On a Friday afternoon on 7 July 1307, Edward I died at Burgh-by-Sands, on his way north with another massive army, to attempt to smash Robert Bruce. Death came, rather pathetically, as his servants attempted to lift him out of bed for a meal. He had been ill for many months, and despite a valiant attempt to mount his old warhorse and lead troops out of Carlisle at the end of June, he was physically shattered by a lifetime of warfare, uncompromising politicking and energetic leadership. He was sixty-eight years old, and a shadow of the man he had been even two years before.

His son, meanwhile, was nowhere near the war zone, preferring the comforts of south-eastern England, from where he had been forced to send his friend Gaveston into exile on the king’s orders in May 1307.

In life Edward had been a leopard and a lion, a builder and a hammer. He died with Scotland before him, but in all likelihood with his unfulfilled dreams of Jerusalem in his mind.
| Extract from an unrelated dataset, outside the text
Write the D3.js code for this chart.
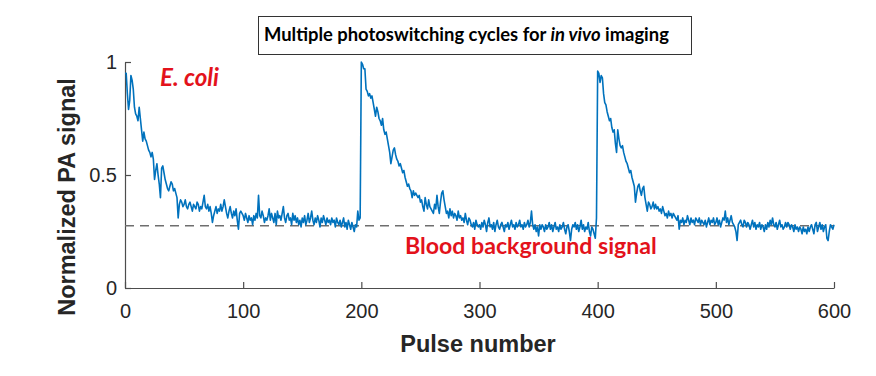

In death he passed into the realms of legend, like his hero Arthur. He had done more to enhance the mastery and majesty of the Plantagenet Crown than any king since Henry II. He had established
some form of English mastery over much of the British Isles, and defended what remained of the Plantagenet dominions overseas. He had understood and taken direction of the political compact of the late thirteenth century, overhauling England’s law and institutions and regularly purging corrupt officials as the price for continued war finance. He had pandered to popular prejudice in 1290 by expelling the Jews. Although he had driven several of his great barons to the brink of armed insurrection, civil war had been averted and the prestige and position of the Crown had never once slipped to the depths it had plumbed under his father.